WHAT THE TASK REQUIRES: From the very first line of the data to the line containing "import seaborn as sns", retype everything exactly, leaving the pictures behind.
— BEGIN MATERIAL —
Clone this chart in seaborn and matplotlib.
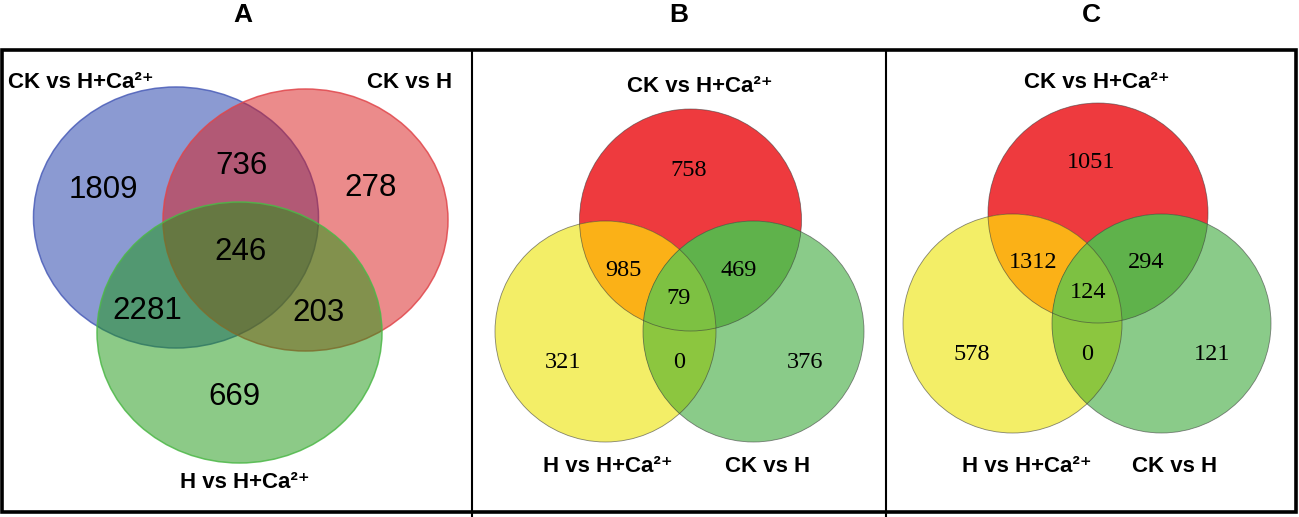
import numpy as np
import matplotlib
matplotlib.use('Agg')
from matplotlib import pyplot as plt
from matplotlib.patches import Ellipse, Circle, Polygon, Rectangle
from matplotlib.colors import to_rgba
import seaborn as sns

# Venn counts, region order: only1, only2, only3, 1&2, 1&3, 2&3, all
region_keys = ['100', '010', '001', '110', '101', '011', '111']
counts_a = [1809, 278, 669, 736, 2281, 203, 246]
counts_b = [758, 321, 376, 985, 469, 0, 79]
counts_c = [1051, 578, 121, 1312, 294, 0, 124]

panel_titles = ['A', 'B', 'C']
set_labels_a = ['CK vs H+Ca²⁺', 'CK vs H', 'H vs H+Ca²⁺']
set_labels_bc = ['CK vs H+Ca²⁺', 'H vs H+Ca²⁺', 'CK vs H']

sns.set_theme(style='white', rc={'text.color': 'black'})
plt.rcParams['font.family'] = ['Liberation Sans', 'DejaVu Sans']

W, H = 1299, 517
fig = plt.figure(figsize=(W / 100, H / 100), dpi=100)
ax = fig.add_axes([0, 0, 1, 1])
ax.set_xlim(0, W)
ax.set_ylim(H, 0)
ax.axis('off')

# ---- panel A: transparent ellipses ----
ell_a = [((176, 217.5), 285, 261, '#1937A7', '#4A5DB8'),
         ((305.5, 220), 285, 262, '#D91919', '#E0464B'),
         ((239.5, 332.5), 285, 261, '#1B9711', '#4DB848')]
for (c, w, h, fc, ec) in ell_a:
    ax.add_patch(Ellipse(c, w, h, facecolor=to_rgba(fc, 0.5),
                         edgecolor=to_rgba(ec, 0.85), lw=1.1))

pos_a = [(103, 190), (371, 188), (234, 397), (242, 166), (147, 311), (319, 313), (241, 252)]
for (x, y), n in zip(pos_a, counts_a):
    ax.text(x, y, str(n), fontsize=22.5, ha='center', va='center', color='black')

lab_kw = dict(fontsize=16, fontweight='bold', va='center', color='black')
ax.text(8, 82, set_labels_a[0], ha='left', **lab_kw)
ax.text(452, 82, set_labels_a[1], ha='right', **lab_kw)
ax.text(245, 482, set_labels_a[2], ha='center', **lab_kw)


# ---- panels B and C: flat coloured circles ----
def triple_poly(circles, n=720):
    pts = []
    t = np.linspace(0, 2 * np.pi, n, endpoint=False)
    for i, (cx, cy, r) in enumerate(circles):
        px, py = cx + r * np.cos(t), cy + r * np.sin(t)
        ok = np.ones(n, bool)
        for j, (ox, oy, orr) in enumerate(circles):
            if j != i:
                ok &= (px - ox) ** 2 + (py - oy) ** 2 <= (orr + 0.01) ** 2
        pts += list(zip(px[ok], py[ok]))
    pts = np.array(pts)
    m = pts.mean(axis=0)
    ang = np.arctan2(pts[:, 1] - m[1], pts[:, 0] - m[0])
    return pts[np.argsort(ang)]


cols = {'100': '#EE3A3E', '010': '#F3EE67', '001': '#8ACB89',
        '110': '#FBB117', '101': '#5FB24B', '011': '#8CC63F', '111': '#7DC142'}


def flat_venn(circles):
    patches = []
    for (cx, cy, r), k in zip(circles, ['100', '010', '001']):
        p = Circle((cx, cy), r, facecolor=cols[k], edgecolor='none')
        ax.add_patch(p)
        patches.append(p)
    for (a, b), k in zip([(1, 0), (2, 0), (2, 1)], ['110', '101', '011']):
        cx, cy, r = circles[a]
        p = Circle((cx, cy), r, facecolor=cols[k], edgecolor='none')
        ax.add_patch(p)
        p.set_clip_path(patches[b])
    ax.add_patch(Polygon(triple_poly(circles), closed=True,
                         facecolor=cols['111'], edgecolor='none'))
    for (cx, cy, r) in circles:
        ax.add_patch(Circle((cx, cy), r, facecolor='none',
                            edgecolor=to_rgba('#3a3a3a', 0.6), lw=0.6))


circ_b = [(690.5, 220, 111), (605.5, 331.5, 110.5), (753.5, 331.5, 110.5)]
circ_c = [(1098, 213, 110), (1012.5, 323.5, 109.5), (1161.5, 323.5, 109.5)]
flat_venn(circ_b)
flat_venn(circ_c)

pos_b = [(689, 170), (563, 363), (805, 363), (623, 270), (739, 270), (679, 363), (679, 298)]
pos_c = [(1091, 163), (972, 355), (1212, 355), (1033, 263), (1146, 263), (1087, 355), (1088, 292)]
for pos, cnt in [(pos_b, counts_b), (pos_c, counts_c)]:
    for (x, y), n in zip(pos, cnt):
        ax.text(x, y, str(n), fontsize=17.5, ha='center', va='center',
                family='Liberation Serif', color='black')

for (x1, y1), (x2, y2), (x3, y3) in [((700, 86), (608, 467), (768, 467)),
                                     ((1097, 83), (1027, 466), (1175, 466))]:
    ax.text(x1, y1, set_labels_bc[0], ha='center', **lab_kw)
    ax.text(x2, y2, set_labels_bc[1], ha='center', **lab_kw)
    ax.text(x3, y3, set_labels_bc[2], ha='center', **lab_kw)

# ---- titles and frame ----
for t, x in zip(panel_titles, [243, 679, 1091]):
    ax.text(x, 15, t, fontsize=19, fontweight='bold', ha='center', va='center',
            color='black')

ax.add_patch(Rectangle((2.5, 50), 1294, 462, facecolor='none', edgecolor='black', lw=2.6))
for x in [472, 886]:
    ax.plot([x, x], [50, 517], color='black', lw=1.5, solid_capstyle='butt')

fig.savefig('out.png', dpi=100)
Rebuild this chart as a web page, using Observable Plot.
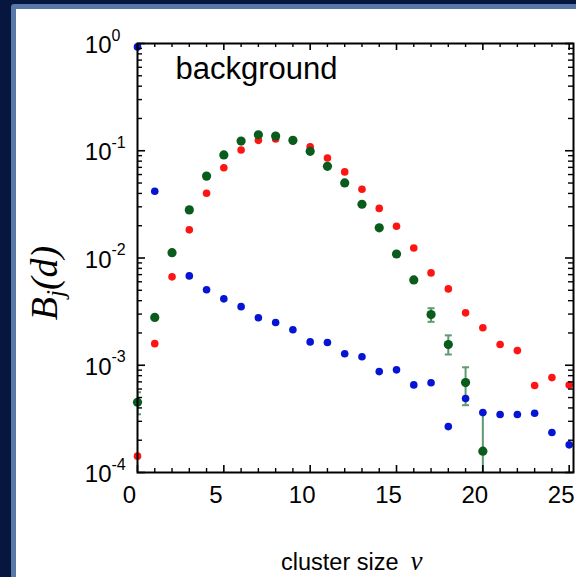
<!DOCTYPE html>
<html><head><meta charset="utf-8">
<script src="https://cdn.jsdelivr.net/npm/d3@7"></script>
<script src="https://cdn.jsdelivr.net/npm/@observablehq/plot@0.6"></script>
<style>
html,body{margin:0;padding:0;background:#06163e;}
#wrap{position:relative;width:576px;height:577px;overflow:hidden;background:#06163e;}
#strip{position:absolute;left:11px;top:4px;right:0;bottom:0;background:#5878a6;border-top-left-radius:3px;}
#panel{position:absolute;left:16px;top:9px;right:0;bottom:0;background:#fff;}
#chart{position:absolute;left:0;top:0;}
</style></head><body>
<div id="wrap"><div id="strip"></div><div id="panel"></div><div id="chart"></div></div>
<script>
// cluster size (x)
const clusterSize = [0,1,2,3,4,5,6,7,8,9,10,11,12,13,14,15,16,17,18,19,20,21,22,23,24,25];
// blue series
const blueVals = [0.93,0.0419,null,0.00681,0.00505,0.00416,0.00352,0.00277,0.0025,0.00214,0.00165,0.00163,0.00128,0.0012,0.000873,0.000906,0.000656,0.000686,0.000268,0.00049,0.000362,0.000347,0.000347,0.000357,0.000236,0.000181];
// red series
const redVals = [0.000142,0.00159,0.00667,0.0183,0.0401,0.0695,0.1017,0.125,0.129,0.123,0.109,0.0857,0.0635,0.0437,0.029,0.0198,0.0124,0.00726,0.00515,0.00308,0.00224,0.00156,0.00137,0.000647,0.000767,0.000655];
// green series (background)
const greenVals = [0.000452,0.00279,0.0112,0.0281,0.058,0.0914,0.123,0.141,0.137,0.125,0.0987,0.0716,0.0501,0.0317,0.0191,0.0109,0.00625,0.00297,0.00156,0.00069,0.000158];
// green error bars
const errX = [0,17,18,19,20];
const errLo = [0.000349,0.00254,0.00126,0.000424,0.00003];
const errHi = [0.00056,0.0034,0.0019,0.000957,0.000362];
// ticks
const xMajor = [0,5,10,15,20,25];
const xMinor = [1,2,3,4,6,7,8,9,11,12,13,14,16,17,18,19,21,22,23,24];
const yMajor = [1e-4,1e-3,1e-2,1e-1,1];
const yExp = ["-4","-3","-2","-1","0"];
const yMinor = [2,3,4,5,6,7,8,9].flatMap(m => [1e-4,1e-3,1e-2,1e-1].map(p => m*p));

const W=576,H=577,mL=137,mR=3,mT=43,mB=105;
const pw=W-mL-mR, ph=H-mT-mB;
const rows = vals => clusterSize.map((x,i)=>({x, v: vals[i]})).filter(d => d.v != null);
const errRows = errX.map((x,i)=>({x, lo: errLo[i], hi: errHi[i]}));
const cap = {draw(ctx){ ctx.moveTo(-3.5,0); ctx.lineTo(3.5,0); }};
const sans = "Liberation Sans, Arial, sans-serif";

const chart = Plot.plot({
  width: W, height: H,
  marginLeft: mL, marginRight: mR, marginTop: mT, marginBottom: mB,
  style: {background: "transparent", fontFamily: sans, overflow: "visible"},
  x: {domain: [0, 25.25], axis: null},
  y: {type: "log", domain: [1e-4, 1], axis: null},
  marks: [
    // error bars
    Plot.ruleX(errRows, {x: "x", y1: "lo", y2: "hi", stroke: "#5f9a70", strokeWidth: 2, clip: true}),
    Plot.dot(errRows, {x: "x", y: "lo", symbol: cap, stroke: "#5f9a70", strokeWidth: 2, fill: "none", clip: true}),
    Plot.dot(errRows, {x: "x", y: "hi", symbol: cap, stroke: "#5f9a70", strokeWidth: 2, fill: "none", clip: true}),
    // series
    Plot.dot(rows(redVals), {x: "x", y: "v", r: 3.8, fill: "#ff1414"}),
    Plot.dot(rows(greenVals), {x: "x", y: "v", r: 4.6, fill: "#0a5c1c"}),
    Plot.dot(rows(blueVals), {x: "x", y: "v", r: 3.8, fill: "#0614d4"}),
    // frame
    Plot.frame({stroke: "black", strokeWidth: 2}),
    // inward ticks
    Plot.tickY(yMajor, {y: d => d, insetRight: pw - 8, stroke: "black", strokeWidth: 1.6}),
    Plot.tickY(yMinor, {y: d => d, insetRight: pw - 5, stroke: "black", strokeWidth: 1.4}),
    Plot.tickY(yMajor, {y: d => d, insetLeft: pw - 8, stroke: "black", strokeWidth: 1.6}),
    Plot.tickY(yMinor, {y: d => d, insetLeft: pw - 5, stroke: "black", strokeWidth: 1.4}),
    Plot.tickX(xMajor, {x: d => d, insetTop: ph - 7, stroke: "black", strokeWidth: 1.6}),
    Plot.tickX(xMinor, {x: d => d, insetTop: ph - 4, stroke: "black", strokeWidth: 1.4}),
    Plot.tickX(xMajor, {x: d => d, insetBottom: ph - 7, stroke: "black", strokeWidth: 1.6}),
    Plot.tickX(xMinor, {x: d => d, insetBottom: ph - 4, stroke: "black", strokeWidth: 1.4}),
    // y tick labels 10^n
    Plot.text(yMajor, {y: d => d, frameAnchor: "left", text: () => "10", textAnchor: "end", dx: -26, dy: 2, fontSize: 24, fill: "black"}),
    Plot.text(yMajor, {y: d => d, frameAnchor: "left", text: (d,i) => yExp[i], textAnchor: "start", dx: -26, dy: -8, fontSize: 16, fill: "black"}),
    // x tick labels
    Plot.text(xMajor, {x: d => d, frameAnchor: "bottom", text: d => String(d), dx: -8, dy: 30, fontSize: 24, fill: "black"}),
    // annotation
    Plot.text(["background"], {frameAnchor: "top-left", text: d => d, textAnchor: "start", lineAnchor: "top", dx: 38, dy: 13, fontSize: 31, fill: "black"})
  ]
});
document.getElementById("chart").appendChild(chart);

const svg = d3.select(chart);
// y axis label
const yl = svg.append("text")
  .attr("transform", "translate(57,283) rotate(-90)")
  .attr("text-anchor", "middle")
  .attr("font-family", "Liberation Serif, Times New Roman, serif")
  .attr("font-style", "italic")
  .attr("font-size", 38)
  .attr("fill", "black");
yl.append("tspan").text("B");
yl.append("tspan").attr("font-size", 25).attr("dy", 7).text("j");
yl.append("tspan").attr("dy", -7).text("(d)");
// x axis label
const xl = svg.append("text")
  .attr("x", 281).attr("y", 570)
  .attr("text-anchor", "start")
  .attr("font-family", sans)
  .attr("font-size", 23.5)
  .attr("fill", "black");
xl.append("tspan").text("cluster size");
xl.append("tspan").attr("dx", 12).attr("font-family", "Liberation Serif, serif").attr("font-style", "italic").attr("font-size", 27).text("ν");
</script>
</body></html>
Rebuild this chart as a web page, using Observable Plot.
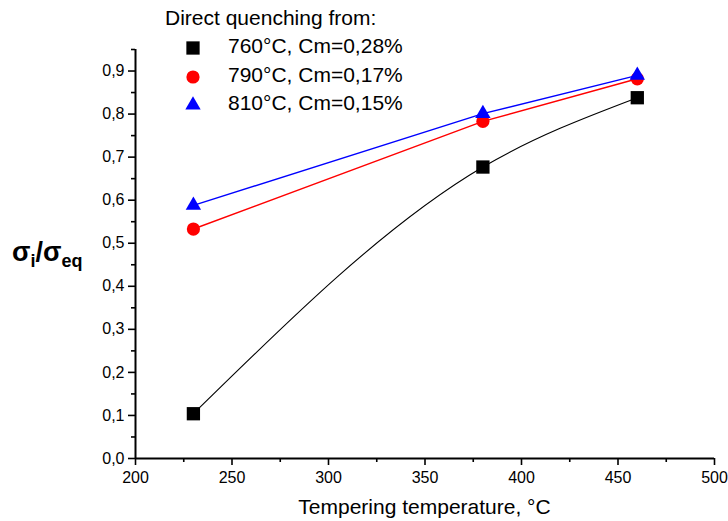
— END MATERIAL —
ANSWER BELOW:
Clone this chart in seaborn and matplotlib.
import numpy as np
import matplotlib
matplotlib.use('Agg')
from matplotlib import pyplot as plt
from matplotlib.patches import Ellipse, Circle, Polygon, Rectangle
from matplotlib.colors import to_rgba
import seaborn as sns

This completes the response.